As a relevant trade-negotiating forum capable of making a difference, the WTO is dead.

Funeral arrangements will follow, although family members in denial may wait for years to confirm the death and arrange the burial. The stages of grieving will be extended.

The WTO as a cutting-edge trade-negotiating forum has been on life support for many years, following its birth amid much hoopla and a precedent-setting world trade deal in 1993.

Since then, it has been failure after failure until late 2013, when representatives from 160 member countries agreed in Bali, Indonesia, to a modest deal that would have helped food producers escape trade-distorting import border regulations and end export subsidies. There were potential gains for Canadian food exporters with the promise of slimmed down border bureaucracy.

Then, just months ago, one country, India, reversed its support because of perceived restrictions on farm supports. Only unanimity can carry a deal to implementation, so the deal collapsed. To quote a famous Monty Python skit, this parrot is dead – not just sleeping, dead!

The Geneva-based WTO bureaucracy lives on and does good work administering existing rules and adjudicating trade disputes between members. It certainly is the best hope Canadian beef and hog industries have to finally get rid of the trade-suppressing and distorting U.S. country-of-origin labelling rules that have cost Canadian farmers billions of dollars in recent years.

In October, the WTO once again ruled in favour of Canadian and Mexican complainants and the Americans are running out of hidey holes from which to launch appeals.

But as a trade deal-negotiating forum, the WTO has run out of steam and credibility. It wasn't supposed to be this way a short year ago.

In the early dawn hours of Dec. 7, 2013, after four days of meetings and an all-night bargaining session in Bali, Indonesian trade minister Gita Wiriawan declared victory. "We have proven the WTO and the multilateral system can deliver," he told bleary-eyed journalists and negotiators. "It moves the WTO back to centre stage." New WTO director general Roberto Azevedo proclaimed that the organization had reclaimed its title as a world trade organization.
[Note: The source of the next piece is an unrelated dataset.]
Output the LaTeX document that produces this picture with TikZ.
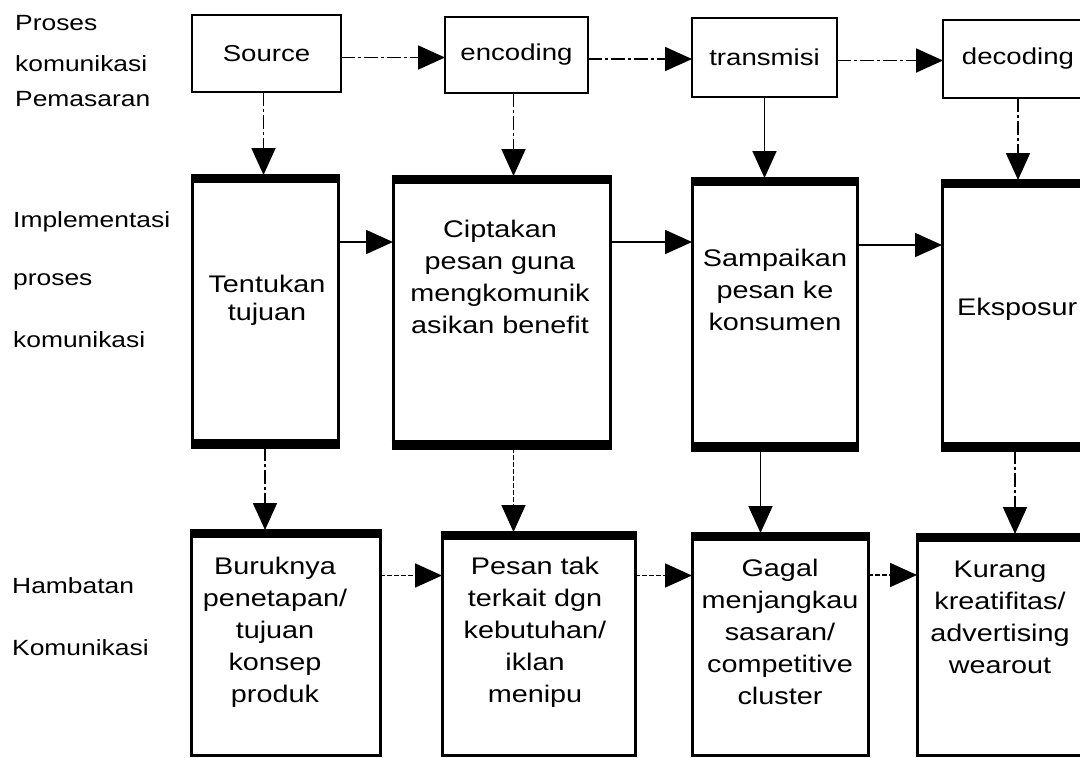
\documentclass[tikz,border=0pt]{standalone}
\usepackage{fontspec}
\setmainfont{Liberation Sans}[FakeStretch=1.2]
\usetikzlibrary{arrows.meta}
\tikzset{
  topbox/.style={draw,line width=1.8pt,inner sep=0pt,outer sep=0pt,font=\fontsize{23}{27}\selectfont},
  midbox/.style={draw,line width=3pt,inner sep=0pt,outer sep=0pt},
  boxtext/.style={align=center,inner sep=0pt,font=\fontsize{24}{32}\selectfont},
  sidetext/.style={anchor=base west,inner sep=0pt,font=\fontsize{22}{26}\selectfont},
  link/.style={line width=1.8pt,-{Triangle[length=27pt,width=24pt]}},
  dashlink/.style={link,dash pattern=on 14pt off 3pt on 3pt off 3pt},
  dotlink/.style={link,dash pattern=on 5pt off 2pt},
  thickedge/.style={line width=8pt}
}

\begin{document}
\begin{tikzpicture}[x=1pt,y=-1pt]
\path[use as bounding box] (0,0) rectangle (1080,758);
\clip (0,0) rectangle (1080,758);
% labels on the left
\node[sidetext] (lproses) at (15,30) {Proses};
\node[sidetext] (lkomun) at (15,71) {komunikasi};
\node[sidetext] (lpemas) at (15,106) {Pemasaran};
\node[sidetext] (limpl) at (13,227) {Implementasi};
\node[sidetext] (lproses2) at (13,285) {proses};
\node[sidetext] (lkomun2) at (13,347) {komunikasi};
\node[sidetext] (lhamb) at (12,593) {Hambatan};
\node[sidetext] (lkomun3) at (12,655) {Komunikasi};
% top row
\node[topbox,minimum width=149pt,minimum height=77pt] (src) at (266.5,53.5) {Source};
\node[topbox,minimum width=143pt,minimum height=76pt] (enc) at (516.5,55) {encoding};
\node[topbox,minimum width=145pt,minimum height=79pt] (tra) at (764.5,57.5) {transmisi};
\node[topbox,minimum width=150pt,minimum height=78pt] (dec) at (1018,59) {decoding};
% middle row
\node[midbox,minimum width=146pt,minimum height=272pt] (tuj) at (265,311) {};
\node[midbox,minimum width=217pt,minimum height=272pt] (cip) at (501.5,312) {};
\node[midbox,minimum width=165pt,minimum height=272pt] (sam) at (774.5,314) {};
\node[midbox,minimum width=158pt,minimum height=270pt] (eks) at (1021,315) {};
\foreach \n in {tuj,cip,sam,eks} {
  \draw[thickedge] ([xshift=-1.5pt,yshift=-4pt]\n.north west) -- ([xshift=1.5pt,yshift=-4pt]\n.north east);
  \draw[thickedge] ([xshift=-1.5pt,yshift=4pt]\n.south west) -- ([xshift=1.5pt,yshift=4pt]\n.south east);
}
\node[boxtext] (tujtxt) at (267,300) {Tentukan\\[-4pt]tujuan};
\node[boxtext] (ciptxt) at (500,277) {Ciptakan\\pesan guna\\mengkomunik\\asikan benefit};
\node[boxtext] (samtxt) at (775,290) {Sampaikan\\pesan ke\\konsumen};
\node[boxtext,anchor=base west] (ekstxt) at (957,315) {Eksposur};
% bottom row
\node[midbox,minimum width=189pt,minimum height=225pt] (bur) at (285.5,642.5) {};
\node[midbox,minimum width=193pt,minimum height=223pt] (pes) at (538.5,643.5) {};
\node[midbox,minimum width=176pt,minimum height=222pt] (gag) at (780,644) {};
\node[midbox,minimum width=183pt,minimum height=221pt] (kur) at (1008.5,644.5) {};
\foreach \n in {bur,pes,gag,kur}
  \draw[thickedge] ([xshift=-1.5pt,yshift=-4pt]\n.north west) -- ([xshift=1.5pt,yshift=-4pt]\n.north east);
\node[boxtext] (burtxt) at (275,632) {Buruknya\\penetapan/\\tujuan\\konsep\\produk};
\node[boxtext] (pestxt) at (535,632) {Pesan tak\\terkait dgn\\kebutuhan/\\iklan\\menipu};
\node[boxtext] (gagtxt) at (780,632) {Gagal\\menjangkau\\sasaran/\\competitive\\cluster};
\node[boxtext] (kurtxt) at (1000,617) {Kurang\\kreatifitas/\\advertising\\wearout};
% horizontal arrows
\draw[dashlink] ([yshift=-4pt]src.east) -- ([yshift=-4pt]src.east -| enc.west);
\draw[dashlink] ([yshift=-4pt]enc.east) -- ([yshift=-4pt]enc.east -| tra.west);
\draw[dashlink] ([yshift=-3pt]tra.east) -- ([yshift=-3pt]tra.east -| dec.west);
\draw[link] ([yshift=69pt]tuj.east) -- ([yshift=69pt]tuj.east -| cip.west);
\draw[link] ([yshift=70pt]cip.east) -- ([yshift=70pt]cip.east -| sam.west);
\draw[link] ([yshift=69pt]sam.east) -- ([yshift=69pt]sam.east -| eks.west);
\draw[dotlink] ([yshift=67pt]bur.east) -- ([yshift=67pt]bur.east -| pes.west);
\draw[dotlink] ([yshift=68pt]pes.east) -- ([yshift=68pt]pes.east -| gag.west);
\draw[dotlink] ([yshift=69pt]gag.east) -- ([yshift=69pt]gag.east -| kur.west);
% vertical arrows
\draw[dashlink] ([xshift=-3pt]src.south) -- ([xshift=-3pt]src.south |- tuj.north);
\draw[dashlink] ([xshift=-3pt]enc.south) -- ([xshift=-3pt]enc.south |- cip.north);
\draw[link] (tra.south) -- (tra.south |- sam.north);
\draw[dashlink] (dec.south) -- (dec.south |- eks.north);
\draw[dashlink] (tuj.south) -- (tuj.south |- bur.north);
\draw[dotlink] ([xshift=-3pt]enc.south |- cip.south) -- ([xshift=-3pt]enc.south |- pes.north);
\draw[link] ([xshift=-4pt]tra.south |- sam.south) -- ([xshift=-4pt]tra.south |- gag.north);
\draw[dashlink] ([xshift=-3pt]dec.south |- eks.south) -- ([xshift=-3pt]dec.south |- kur.north);
\end{tikzpicture}
\end{document}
Canadian farm leaders at Bali joined in the chorus with Canadian Federation of Agriculture president Ron Bonnett and the Canadian Agri-Food Trade Alliance (CAFTA) lauding the rebirth of multilateral farm trade deals.
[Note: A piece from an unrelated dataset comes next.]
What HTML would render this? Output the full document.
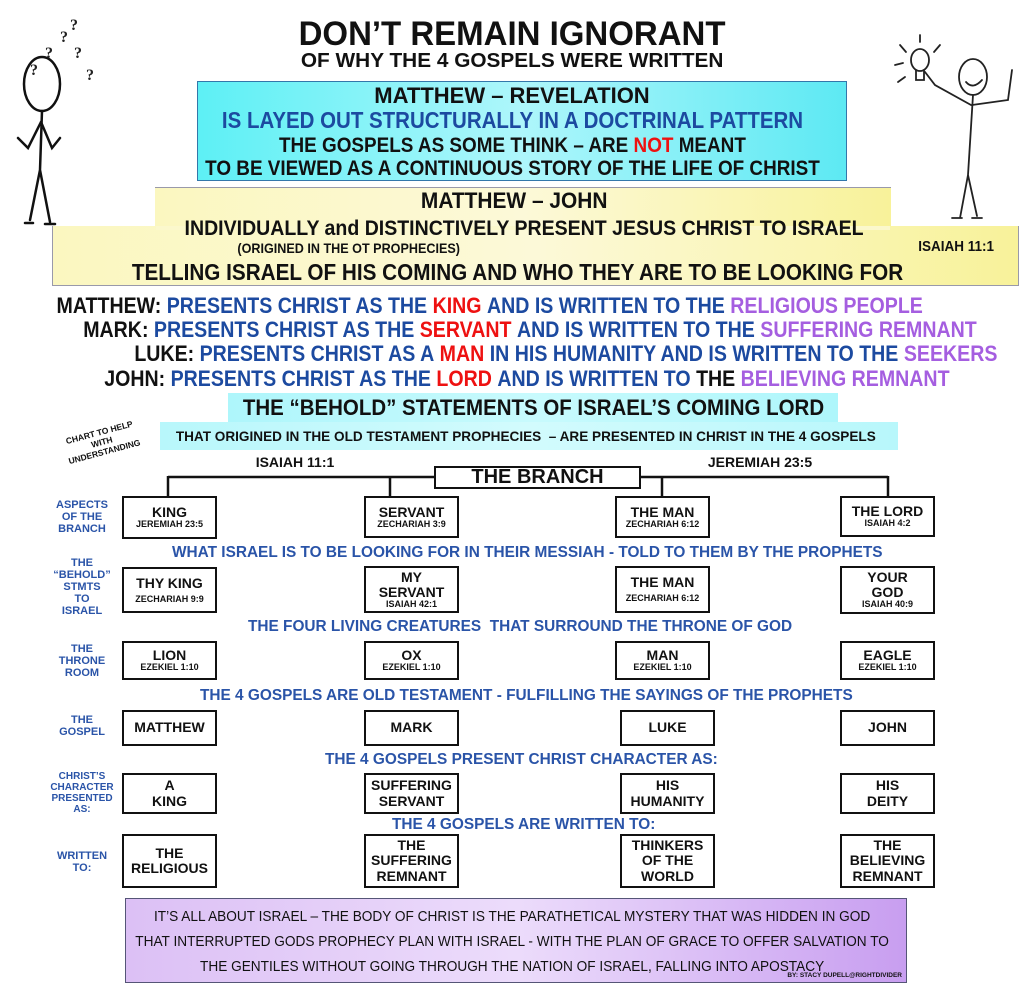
<!DOCTYPE html>
<html><head><meta charset="utf-8"><style>
*{margin:0;padding:0;box-sizing:border-box}
body{width:1024px;height:986px;background:#fff;position:relative;overflow:hidden;font-family:"Liberation Sans",sans-serif;font-weight:bold}
.c{position:absolute;white-space:nowrap;text-align:center;line-height:1}
.c>span{display:inline-block;transform:scaleX(.8);transform-origin:center}
.bx{position:absolute;border:2px solid #111;background:#fff;text-align:center;color:#111;display:flex;flex-direction:column;justify-content:center;line-height:1.08}
.bx b{font-size:14px}
.bx i{font-style:normal;font-size:9px}
.lb{position:absolute;color:#2a54a8;font-size:11px;text-align:center;line-height:1.1;width:70px}
.bl{color:#1c4aa0}.rd{color:#e11}.pu{color:#a55ee0}
.hl{position:absolute;color:#2a54a8;font-size:15.4px;white-space:nowrap}
</style></head><body>
<svg style="position:absolute;left:0;top:0" width="1024" height="986">
<g fill="none" stroke="#111" stroke-width="2.5" stroke-linecap="round">
<ellipse cx="42" cy="84" rx="18" ry="27"/>
<path d="M42 111 L40 170 L30 220 M40 170 L50 222 M25 223 L33 223 M45 224 L55 224"/>
<path d="M41 122 L28 148 L18 138 M41 122 L52 148 L60 138"/>
</g>
<g font-family="Liberation Serif" font-size="16" fill="#222">
<text x="30" y="75">?</text><text x="45" y="58">?</text><text x="60" y="42">?</text><text x="74" y="58">?</text><text x="86" y="80">?</text><text x="70" y="30">?</text></g>
<g fill="none" stroke="#222" stroke-width="1.8" stroke-linecap="round">
<ellipse cx="973" cy="77" rx="14" ry="18"/>
<path d="M973 95 L968 175 L960 218 M968 175 L977 216 M952 218 L962 218 M972 218 L982 218"/>
<path d="M971 105 L935 85 L925 72 M972 105 L1008 100 L1012 70"/>
<path d="M966 82 Q973 90 982 80"/>
<ellipse cx="920" cy="60" rx="9" ry="11"/><path d="M916 70 L916 80 L924 80 L924 70"/>
<path d="M900 45 L906 52 M920 35 L920 42 M940 45 L934 52 M895 65 L903 63 M898 82 L905 77"/>
</g>
<line x1="168" y1="477" x2="434" y2="477" stroke="#111" stroke-width="2.5"/>
<line x1="168" y1="476" x2="168" y2="497" stroke="#111" stroke-width="2.5"/>
<line x1="390" y1="476" x2="390" y2="497" stroke="#111" stroke-width="2.5"/>
<line x1="640" y1="477" x2="888" y2="477" stroke="#111" stroke-width="2.5"/>
<line x1="662" y1="476" x2="662" y2="497" stroke="#111" stroke-width="2.5"/>
<line x1="888" y1="476" x2="888" y2="497" stroke="#111" stroke-width="2.5"/>
</svg>

<div class="c" style="left:0;width:1024px;top:17px;font-size:34px;color:#111"><span style="transform:scaleX(.97)">DON’T REMAIN IGNORANT</span></div>
<div class="c" style="left:0;width:1024px;top:51px;font-size:20px;color:#111"><span style="transform:scaleX(1.04)">OF WHY THE 4 GOSPELS WERE WRITTEN</span></div>

<div style="position:absolute;left:197px;top:81px;width:650px;height:100px;background:linear-gradient(90deg,#5df0f5,#aef6fb 50%,#5de9f3);border:1px solid #37a"></div>
<div class="c" style="left:0;width:1024px;top:85px;font-size:22px;color:#111"><span style="transform:scaleX(1.0)">MATTHEW – REVELATION</span></div>
<div class="c bl" style="left:0;width:1024px;top:109px;font-size:23px"><span style="transform:scaleX(.89)">IS LAYED OUT STRUCTURALLY IN A DOCTRINAL PATTERN</span></div>
<div class="c" style="left:0;width:1024px;top:135px;font-size:21px;color:#111"><span style="transform:scaleX(.9)">THE GOSPELS AS SOME THINK – ARE <b class="rd">NOT</b> MEANT</span></div>
<div class="c" style="left:0;width:1024px;top:158px;font-size:21px;color:#111"><span style="transform:scaleX(.9)">TO BE VIEWED AS A CONTINUOUS STORY OF THE LIFE OF CHRIST</span></div>

<div style="position:absolute;left:155px;top:187px;width:736px;height:50px;background:linear-gradient(90deg,#fbf7c0,#fcf9d8 50%,#f8f29a);border-top:1px solid #99a"></div>
<div style="position:absolute;left:52px;top:226px;width:967px;height:60px;background:linear-gradient(90deg,#fbf7c0,#fcf9d8 50%,#f8f29a);border:1px solid #99a;border-top:none"></div>
<div style="position:absolute;left:156px;top:226px;width:734px;height:4px;background:#fbf8cc"></div>
<div class="c" style="left:0;width:1028px;top:190px;font-size:22px;color:#111"><span style="transform:scaleX(.95)">MATTHEW – JOHN</span></div>
<div class="c" style="left:0;width:1048px;top:218px;font-size:21px;color:#111"><span style="transform:scaleX(.93)">INDIVIDUALLY and DISTINCTIVELY PRESENT JESUS CHRIST TO ISRAEL</span></div>
<div class="c" style="left:222px;width:254px;top:241px;font-size:14px;color:#111"><span style="transform:scaleX(.9)">(ORIGINED IN THE OT PROPHECIES)</span></div>
<div class="c" style="left:903px;width:106px;top:239px;font-size:15px;color:#111"><span style="transform:scaleX(.9)">ISAIAH 11:1</span></div>
<div class="c" style="left:0;width:1035px;top:261px;font-size:23px;color:#111"><span style="transform:scaleX(.9)">TELLING ISRAEL OF HIS COMING AND WHO THEY ARE TO BE LOOKING FOR</span></div>

<div class="c" style="left:-110px;width:1200px;top:295px;font-size:22px;color:#111"><span style="transform:scaleX(.89)">MATTHEW: <b class="bl">PRESENTS CHRIST AS THE</b> <b class="rd">KING</b> <b class="bl">AND IS WRITTEN TO THE</b> <b class="pu">RELIGIOUS PEOPLE</b></span></div>
<div class="c" style="left:-70px;width:1200px;top:319px;font-size:22px;color:#111"><span style="transform:scaleX(.89)">MARK: <b class="bl">PRESENTS CHRIST AS THE</b> <b class="rd">SERVANT</b> <b class="bl">AND IS WRITTEN TO THE</b> <b class="pu">SUFFERING REMNANT</b></span></div>
<div class="c" style="left:-34px;width:1200px;top:343px;font-size:22px;color:#111"><span style="transform:scaleX(.89)">LUKE: <b class="bl">PRESENTS CHRIST AS A</b> <b class="rd">MAN</b> <b class="bl">IN HIS HUMANITY AND IS WRITTEN TO THE</b> <b class="pu">SEEKERS</b></span></div>
<div class="c" style="left:-73px;width:1200px;top:368px;font-size:22px;color:#111"><span style="transform:scaleX(.89)">JOHN: <b class="bl">PRESENTS CHRIST AS THE</b> <b class="rd">LORD</b> <b class="bl">AND IS WRITTEN TO</b> THE <b class="pu">BELIEVING REMNANT</b></span></div>

<div style="position:absolute;left:228px;top:393px;width:610px;height:30px;background:linear-gradient(90deg,#aef6fb,#c8fafd,#aef6fb)"></div>
<div style="position:absolute;left:160px;top:422px;width:738px;height:28px;background:linear-gradient(90deg,#b8f7fb,#d2fbfd,#b8f7fb)"></div>
<div class="c" style="left:0;width:1066px;top:397px;font-size:22px;color:#111"><span style="transform:scaleX(.93)">THE “BEHOLD” STATEMENTS OF ISRAEL’S COMING LORD</span></div>
<div class="c" style="left:0;width:1052px;top:429px;font-size:14px;color:#111"><span style="transform:scaleX(.97)">THAT ORIGINED IN THE OLD TESTAMENT PROPHECIES &nbsp;– ARE PRESENTED IN CHRIST IN THE 4 GOSPELS</span></div>

<div style="position:absolute;left:52px;top:428px;font-size:8.5px;color:#111;transform:rotate(-15deg);text-align:center;line-height:1.15;width:100px">CHART TO HELP<br>WITH<br>UNDERSTANDING</div>

<div class="c" style="left:245px;width:100px;top:455px;font-size:14px;color:#111">ISAIAH 11:1</div>
<div class="c" style="left:695px;width:130px;top:455px;font-size:14px;color:#111">JEREMIAH 23:5</div>
<div class="bx" style="left:434px;top:466px;width:207px;height:23px;font-size:20px"><span style="font-size:20px">THE BRANCH</span></div>

<div class="lb" style="left:47px;top:499px">ASPECTS<br>OF THE<br>BRANCH</div>
<div class="lb" style="left:47px;top:557px">THE<br>“BEHOLD”<br>STMTS<br>TO<br>ISRAEL</div>
<div class="lb" style="left:47px;top:643px">THE<br>THRONE<br>ROOM</div>
<div class="lb" style="left:47px;top:714px">THE<br>GOSPEL</div>
<div class="lb" style="left:47px;top:771px;font-size:10px">CHRIST’S<br>CHARACTER<br>PRESENTED<br>AS:</div>
<div class="lb" style="left:47px;top:850px">WRITTEN<br>TO:</div>

<div class="bx" style="left:122px;top:496px;width:95px;height:43px"><b>KING</b><i>JEREMIAH 23:5</i></div>
<div class="bx" style="left:364px;top:496px;width:95px;height:42px"><b>SERVANT</b><i>ZECHARIAH 3:9</i></div>
<div class="bx" style="left:615px;top:496px;width:95px;height:42px"><b>THE MAN</b><i>ZECHARIAH 6:12</i></div>
<div class="bx" style="left:840px;top:496px;width:95px;height:41px"><b>THE LORD</b><i>ISAIAH 4:2</i></div>

<div class="hl" style="left:172px;top:544px">WHAT ISRAEL IS TO BE LOOKING FOR IN THEIR MESSIAH - TOLD TO THEM BY THE PROPHETS</div>

<div class="bx" style="left:122px;top:567px;width:95px;height:46px"><b>THY KING</b><i style="margin-top:4px">ZECHARIAH 9:9</i></div>
<div class="bx" style="left:364px;top:566px;width:95px;height:47px"><b>MY<br>SERVANT</b><i>ISAIAH 42:1</i></div>
<div class="bx" style="left:615px;top:566px;width:95px;height:47px"><b>THE MAN</b><i style="margin-top:4px">ZECHARIAH 6:12</i></div>
<div class="bx" style="left:840px;top:566px;width:95px;height:48px"><b>YOUR<br>GOD</b><i>ISAIAH 40:9</i></div>

<div class="hl" style="left:248px;top:618px">THE FOUR LIVING CREATURES &nbsp;THAT SURROUND THE THRONE OF GOD</div>

<div class="bx" style="left:122px;top:641px;width:95px;height:39px"><b>LION</b><i>EZEKIEL 1:10</i></div>
<div class="bx" style="left:364px;top:641px;width:95px;height:39px"><b>OX</b><i>EZEKIEL 1:10</i></div>
<div class="bx" style="left:615px;top:641px;width:95px;height:39px"><b>MAN</b><i>EZEKIEL 1:10</i></div>
<div class="bx" style="left:840px;top:641px;width:95px;height:39px"><b>EAGLE</b><i>EZEKIEL 1:10</i></div>

<div class="hl" style="left:200px;top:687px">THE 4 GOSPELS ARE OLD TESTAMENT - FULFILLING THE SAYINGS OF THE PROPHETS</div>

<div class="bx" style="left:122px;top:710px;width:95px;height:36px"><b>MATTHEW</b></div>
<div class="bx" style="left:364px;top:710px;width:95px;height:36px"><b>MARK</b></div>
<div class="bx" style="left:620px;top:710px;width:95px;height:36px"><b>LUKE</b></div>
<div class="bx" style="left:840px;top:710px;width:95px;height:36px"><b>JOHN</b></div>

<div class="hl" style="left:325px;top:751px">THE 4 GOSPELS PRESENT CHRIST CHARACTER AS:</div>

<div class="bx" style="left:122px;top:773px;width:95px;height:41px"><b>A<br>KING</b></div>
<div class="bx" style="left:364px;top:773px;width:95px;height:41px"><b>SUFFERING<br>SERVANT</b></div>
<div class="bx" style="left:620px;top:773px;width:95px;height:41px"><b>HIS<br>HUMANITY</b></div>
<div class="bx" style="left:840px;top:773px;width:95px;height:41px"><b>HIS<br>DEITY</b></div>

<div class="hl" style="left:392px;top:816px">THE 4 GOSPELS ARE WRITTEN TO:</div>

<div class="bx" style="left:122px;top:834px;width:95px;height:54px"><b>THE<br>RELIGIOUS</b></div>
<div class="bx" style="left:364px;top:834px;width:95px;height:54px"><b>THE<br>SUFFERING<br>REMNANT</b></div>
<div class="bx" style="left:620px;top:834px;width:95px;height:54px"><b>THINKERS<br>OF THE<br>WORLD</b></div>
<div class="bx" style="left:840px;top:834px;width:95px;height:54px"><b>THE<br>BELIEVING<br>REMNANT</b></div>

<div style="position:absolute;left:125px;top:898px;width:782px;height:85px;background:linear-gradient(90deg,#dcc0f5,#ecdcfb 50%,#c89ef0);border:1px solid #557"></div>
<div class="c" style="left:0;width:1024px;top:904px;font-size:15px;font-weight:normal;color:#111;line-height:25px"><span style="transform:scaleX(.91)">IT’S ALL ABOUT ISRAEL – THE BODY OF CHRIST IS THE PARATHETICAL MYSTERY THAT WAS HIDDEN IN GOD<br>THAT INTERRUPTED GODS PROPHECY PLAN WITH ISRAEL - WITH THE PLAN OF GRACE TO OFFER SALVATION TO<br>THE GENTILES WITHOUT GOING THROUGH THE NATION OF ISRAEL, FALLING INTO APOSTACY</span></div>
<div class="c" style="left:720px;width:182px;top:973px;font-size:6.5px;color:#111;text-align:right">BY: STACY DUPELL@RIGHTDIVIDER</div>
</body></html>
"The Bali ministerial meeting has proven that, with the necessary resolve, countries can work through seemingly impossible issues and find a path forward," said CAFTA. Except it didn't. What went wrong?

In part, the WTO always was a free trader's fantasy. While free traders castigated Canada for its defence of supply management protections, the United States, Europe, India, Japan and many players bigger than Canada had no intention of giving up their protections and subsidies worth multiple times Canada's protectionist benefit.

The billions of dollars in U.S. farm supports embedded in the latest Farm Bill illustrate the point.

More importantly, the WTO works on consensus (read unanimity), so one country can kill a deal supported by 159 others. In the latest case, the dissident is India with a huge agricultural economy, but it easily could have been an island country with an economy smaller than Stratford, Ont.

That unanimity rule will not change.

WTO, RIP. BF

Barry Wilson is a member of the Parliamentary Press Gallery specializing in agriculture. He has covered nine WTO meetings around the world since 1988.